Third-party links. You have no control over what others do on their site, but your site may be blamed if there are problems. A link is often interpreted as an implied endorsement. If you do not know your external links have expired, then you will continue to send your users down a path of no return on a broken link. It is also important to know which external websites your site links to because your organization may bear reputation and litigation risks if a linked site has questionable privacy practices. Identifying links to third-party sites can help you monitor these risks.

Accessibility issues.”Web accessibility” means making websites available to all individuals, including those with disabilities. These individuals rely on “assistive devices” such as screen readers, Braille readers, voice dictation, text readers, audio players, and voice-activated devices to access websites. Others may be limited by the technology they are using, such as old browsers, non-standard operating systems, slow connections, small screens, or text-only screens (personal device assistants (PDAs), cell phones, etc). ALT text provides access to information to all individuals regardless of their disability or the technology used to access the information. It describes non-text elements (images, JavaScript, etc.) in words so assistive devices used by individuals with disabilities can read the page.

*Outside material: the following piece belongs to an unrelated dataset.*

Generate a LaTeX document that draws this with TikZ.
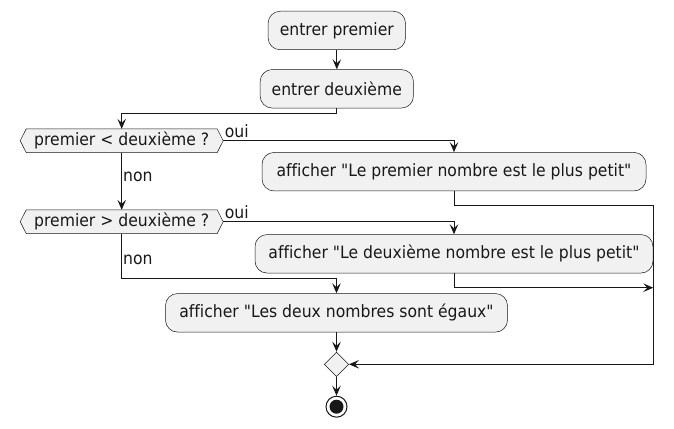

Many organizations lack insight into what users are experiencing on their website and have no means of finding the issues that drive users away. The consequences of these problems can be severe. They can affect your ROI with impacts such as lost customers, brand erosion, and reduced conversion and customer retention rates. They can also affect the bottom-line through decreased productivity, increased litigation risk from lack of compliance to corporate or government standards, and a lack of “e-metrics” to manage the website effectively.